Draw out every line with the word "Write" from the listing below.

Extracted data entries
....
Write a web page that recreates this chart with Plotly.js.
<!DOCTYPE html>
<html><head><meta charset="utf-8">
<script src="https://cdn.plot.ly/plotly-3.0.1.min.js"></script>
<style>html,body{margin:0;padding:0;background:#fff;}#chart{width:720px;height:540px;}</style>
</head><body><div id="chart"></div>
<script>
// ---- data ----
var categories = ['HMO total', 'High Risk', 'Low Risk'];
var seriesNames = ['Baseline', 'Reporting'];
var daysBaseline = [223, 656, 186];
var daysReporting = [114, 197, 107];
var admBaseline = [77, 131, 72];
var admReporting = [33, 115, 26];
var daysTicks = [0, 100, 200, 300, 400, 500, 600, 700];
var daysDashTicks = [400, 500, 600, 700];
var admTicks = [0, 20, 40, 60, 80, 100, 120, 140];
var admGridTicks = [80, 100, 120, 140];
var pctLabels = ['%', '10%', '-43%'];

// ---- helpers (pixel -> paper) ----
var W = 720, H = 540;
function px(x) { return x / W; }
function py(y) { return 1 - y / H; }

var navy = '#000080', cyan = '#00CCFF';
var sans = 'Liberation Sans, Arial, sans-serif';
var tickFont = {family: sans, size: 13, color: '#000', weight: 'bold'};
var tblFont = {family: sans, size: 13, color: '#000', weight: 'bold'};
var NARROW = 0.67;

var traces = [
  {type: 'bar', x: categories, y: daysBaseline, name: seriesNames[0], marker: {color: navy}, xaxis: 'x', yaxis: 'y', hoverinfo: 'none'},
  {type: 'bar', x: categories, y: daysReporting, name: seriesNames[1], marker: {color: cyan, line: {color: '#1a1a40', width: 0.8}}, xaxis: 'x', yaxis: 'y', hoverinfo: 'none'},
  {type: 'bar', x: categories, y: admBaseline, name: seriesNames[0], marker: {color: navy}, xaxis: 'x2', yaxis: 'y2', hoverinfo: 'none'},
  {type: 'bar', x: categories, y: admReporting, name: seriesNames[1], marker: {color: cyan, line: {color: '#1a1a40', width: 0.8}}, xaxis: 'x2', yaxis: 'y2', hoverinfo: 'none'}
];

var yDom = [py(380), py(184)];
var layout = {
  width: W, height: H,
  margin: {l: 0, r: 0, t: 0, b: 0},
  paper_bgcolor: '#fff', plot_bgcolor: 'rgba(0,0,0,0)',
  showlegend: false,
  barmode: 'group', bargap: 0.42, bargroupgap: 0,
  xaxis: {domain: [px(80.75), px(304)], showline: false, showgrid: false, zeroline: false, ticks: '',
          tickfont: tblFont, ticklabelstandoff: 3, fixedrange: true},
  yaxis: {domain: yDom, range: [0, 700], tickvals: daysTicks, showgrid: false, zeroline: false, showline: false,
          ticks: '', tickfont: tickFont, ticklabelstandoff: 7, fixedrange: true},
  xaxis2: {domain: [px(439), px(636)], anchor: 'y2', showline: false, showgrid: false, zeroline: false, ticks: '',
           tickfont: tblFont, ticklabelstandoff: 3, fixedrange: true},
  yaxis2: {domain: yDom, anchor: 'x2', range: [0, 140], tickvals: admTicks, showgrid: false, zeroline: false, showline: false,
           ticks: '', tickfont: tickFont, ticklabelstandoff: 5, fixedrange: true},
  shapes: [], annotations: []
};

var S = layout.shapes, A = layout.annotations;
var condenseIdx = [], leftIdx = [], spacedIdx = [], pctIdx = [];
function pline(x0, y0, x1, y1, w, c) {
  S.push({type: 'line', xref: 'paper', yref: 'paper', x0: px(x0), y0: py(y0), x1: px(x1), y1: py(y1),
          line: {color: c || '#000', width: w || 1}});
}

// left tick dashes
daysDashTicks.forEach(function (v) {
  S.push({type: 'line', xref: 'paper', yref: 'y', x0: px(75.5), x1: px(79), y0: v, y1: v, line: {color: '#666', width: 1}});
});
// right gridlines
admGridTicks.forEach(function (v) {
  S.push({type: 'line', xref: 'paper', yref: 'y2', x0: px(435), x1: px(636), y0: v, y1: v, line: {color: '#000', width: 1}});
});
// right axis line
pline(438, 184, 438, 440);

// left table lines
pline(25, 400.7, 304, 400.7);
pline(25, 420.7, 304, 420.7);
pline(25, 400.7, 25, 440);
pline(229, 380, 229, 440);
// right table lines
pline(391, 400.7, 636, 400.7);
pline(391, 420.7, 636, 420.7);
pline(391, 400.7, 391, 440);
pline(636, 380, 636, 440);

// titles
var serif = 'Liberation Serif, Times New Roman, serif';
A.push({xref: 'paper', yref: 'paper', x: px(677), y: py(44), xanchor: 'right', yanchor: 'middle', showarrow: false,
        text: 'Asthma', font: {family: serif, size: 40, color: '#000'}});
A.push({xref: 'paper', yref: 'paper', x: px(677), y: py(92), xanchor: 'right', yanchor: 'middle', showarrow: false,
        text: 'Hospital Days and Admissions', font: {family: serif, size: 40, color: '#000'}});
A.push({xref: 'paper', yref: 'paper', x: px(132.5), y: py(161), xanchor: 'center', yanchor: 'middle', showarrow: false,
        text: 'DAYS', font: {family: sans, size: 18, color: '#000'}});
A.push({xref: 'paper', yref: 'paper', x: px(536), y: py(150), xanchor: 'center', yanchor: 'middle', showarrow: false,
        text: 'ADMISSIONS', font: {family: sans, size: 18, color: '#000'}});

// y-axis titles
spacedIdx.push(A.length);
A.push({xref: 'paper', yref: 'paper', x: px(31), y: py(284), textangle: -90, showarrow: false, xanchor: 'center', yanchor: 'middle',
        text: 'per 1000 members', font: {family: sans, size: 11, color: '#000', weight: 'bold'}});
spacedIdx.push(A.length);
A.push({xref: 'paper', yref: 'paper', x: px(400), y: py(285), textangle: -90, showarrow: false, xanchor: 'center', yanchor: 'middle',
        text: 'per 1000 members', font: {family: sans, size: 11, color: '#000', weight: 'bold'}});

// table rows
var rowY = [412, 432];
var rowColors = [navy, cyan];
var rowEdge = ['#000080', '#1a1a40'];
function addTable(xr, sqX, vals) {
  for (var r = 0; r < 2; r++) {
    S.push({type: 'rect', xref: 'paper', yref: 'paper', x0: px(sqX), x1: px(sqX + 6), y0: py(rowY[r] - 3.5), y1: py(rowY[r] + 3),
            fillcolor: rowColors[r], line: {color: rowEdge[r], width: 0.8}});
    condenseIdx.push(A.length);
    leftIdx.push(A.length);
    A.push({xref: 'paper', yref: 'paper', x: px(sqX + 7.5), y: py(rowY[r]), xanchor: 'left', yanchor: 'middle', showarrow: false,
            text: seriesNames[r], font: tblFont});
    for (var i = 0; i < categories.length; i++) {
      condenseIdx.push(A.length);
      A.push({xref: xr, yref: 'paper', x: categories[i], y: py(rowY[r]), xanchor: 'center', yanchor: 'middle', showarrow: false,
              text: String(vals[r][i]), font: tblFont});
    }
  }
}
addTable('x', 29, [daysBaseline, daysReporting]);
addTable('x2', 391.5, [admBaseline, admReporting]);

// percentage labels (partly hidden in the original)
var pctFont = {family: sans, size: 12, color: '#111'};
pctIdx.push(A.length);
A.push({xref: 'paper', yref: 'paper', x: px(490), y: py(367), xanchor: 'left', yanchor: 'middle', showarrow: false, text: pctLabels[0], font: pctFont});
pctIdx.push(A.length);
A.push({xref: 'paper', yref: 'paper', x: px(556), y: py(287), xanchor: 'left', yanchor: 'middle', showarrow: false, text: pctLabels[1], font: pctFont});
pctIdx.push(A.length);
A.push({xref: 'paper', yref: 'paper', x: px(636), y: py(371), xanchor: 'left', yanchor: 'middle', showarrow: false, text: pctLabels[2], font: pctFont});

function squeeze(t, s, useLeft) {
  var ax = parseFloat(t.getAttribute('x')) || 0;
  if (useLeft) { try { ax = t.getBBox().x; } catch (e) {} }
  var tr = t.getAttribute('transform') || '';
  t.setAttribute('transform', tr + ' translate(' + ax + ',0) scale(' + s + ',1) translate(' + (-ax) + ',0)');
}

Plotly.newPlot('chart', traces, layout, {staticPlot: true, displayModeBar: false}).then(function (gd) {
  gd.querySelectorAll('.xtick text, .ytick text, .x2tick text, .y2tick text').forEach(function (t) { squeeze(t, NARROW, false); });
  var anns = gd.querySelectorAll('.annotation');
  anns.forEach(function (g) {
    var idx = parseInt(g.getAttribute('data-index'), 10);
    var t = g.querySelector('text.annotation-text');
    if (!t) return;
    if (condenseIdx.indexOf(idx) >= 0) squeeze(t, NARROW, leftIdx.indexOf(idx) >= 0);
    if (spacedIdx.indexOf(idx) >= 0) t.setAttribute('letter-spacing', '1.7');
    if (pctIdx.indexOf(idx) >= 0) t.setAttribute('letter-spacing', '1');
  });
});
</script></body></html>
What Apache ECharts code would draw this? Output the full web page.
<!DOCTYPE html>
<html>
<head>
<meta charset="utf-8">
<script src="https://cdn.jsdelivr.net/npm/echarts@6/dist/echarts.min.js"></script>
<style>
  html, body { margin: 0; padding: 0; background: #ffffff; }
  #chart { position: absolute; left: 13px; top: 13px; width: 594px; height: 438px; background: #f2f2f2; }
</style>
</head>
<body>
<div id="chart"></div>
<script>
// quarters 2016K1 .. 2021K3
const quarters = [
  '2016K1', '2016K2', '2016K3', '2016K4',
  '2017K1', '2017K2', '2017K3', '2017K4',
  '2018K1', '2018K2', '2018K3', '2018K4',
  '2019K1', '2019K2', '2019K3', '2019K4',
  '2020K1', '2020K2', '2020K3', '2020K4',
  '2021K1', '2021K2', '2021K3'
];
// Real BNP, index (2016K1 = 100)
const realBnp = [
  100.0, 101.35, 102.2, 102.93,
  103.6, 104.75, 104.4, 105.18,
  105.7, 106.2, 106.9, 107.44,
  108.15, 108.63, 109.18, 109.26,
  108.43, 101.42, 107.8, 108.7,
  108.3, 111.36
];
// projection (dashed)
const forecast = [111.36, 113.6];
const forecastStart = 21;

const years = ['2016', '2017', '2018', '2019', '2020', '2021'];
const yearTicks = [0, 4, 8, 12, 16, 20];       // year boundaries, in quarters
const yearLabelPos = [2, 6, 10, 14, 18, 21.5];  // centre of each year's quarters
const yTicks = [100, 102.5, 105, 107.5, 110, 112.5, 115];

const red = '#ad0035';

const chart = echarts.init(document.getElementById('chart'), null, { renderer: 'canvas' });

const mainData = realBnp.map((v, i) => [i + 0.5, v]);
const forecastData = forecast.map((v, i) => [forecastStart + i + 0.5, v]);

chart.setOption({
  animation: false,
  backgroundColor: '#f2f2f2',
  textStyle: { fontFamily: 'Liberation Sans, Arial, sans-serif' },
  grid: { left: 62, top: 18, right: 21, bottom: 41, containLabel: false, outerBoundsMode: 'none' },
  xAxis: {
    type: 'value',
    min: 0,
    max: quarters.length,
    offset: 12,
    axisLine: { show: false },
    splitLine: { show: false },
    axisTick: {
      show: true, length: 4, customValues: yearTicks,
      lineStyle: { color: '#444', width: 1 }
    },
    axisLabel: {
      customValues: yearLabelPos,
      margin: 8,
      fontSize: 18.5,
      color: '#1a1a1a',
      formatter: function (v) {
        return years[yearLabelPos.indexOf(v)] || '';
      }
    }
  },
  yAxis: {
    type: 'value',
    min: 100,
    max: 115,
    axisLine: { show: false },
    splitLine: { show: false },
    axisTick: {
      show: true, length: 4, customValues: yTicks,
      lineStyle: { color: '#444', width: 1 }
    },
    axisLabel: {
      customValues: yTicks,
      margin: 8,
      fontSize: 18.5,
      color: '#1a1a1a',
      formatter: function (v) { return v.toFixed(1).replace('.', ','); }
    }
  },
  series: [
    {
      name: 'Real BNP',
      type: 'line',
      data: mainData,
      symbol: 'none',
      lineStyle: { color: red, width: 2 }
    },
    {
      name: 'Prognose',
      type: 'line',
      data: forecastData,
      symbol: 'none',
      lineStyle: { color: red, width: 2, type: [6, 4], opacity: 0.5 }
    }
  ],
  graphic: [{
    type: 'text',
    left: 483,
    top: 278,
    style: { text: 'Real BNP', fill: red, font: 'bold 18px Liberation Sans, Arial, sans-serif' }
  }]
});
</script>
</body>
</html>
....
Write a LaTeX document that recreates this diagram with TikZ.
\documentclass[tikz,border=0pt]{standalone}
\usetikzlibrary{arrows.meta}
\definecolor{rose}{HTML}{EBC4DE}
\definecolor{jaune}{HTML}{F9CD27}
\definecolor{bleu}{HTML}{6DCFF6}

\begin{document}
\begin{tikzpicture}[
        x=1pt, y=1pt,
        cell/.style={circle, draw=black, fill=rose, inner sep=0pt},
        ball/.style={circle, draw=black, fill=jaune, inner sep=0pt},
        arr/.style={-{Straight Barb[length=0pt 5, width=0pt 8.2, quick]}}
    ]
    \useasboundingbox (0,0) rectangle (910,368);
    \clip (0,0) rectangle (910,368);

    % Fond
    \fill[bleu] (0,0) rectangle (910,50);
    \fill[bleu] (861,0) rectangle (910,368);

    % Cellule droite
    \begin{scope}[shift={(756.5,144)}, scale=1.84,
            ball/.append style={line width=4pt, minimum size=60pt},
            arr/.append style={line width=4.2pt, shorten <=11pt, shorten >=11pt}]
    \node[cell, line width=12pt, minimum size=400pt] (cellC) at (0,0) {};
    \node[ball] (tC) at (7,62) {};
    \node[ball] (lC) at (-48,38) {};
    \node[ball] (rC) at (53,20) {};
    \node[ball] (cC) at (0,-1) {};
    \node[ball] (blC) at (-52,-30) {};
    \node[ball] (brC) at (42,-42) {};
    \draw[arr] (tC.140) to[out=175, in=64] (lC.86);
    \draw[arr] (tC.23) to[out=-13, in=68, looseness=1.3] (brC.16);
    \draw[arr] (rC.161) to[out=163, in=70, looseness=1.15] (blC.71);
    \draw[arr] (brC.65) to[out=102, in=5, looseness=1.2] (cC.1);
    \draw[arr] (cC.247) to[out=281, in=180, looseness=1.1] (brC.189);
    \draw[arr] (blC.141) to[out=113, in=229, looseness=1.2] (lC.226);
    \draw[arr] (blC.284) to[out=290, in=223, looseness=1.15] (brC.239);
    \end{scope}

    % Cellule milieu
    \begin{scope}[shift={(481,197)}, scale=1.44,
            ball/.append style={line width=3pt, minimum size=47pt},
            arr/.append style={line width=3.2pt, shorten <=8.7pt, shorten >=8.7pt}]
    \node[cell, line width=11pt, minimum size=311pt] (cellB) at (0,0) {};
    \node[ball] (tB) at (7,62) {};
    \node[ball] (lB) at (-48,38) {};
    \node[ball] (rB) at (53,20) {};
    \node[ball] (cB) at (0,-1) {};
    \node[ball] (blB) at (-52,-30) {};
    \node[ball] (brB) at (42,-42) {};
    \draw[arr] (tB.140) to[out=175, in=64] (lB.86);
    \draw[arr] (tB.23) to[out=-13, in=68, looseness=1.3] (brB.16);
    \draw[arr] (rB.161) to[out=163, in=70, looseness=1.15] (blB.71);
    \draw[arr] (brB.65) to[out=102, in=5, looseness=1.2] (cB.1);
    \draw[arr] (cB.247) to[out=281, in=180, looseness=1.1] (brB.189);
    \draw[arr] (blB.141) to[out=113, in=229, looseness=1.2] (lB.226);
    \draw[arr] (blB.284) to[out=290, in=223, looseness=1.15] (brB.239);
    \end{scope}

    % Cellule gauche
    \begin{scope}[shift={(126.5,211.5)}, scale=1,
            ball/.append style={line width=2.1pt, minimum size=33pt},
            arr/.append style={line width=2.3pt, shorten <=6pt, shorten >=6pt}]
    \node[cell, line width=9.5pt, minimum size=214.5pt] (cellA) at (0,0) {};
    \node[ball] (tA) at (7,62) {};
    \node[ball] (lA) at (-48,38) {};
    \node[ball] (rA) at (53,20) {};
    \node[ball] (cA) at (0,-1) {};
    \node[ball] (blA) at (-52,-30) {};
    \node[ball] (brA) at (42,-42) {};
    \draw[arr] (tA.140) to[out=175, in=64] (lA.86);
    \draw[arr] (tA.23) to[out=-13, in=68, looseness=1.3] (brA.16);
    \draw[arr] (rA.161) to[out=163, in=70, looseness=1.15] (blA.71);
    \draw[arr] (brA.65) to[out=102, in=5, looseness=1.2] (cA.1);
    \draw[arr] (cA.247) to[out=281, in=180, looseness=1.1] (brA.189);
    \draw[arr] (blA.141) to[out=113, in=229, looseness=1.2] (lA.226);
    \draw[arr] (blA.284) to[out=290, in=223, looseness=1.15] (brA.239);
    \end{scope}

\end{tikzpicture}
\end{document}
....
» **REPLY**:
Write a web page that recreates this chart with Plotly.js.
Write a LaTeX document that recreates this diagram with TikZ.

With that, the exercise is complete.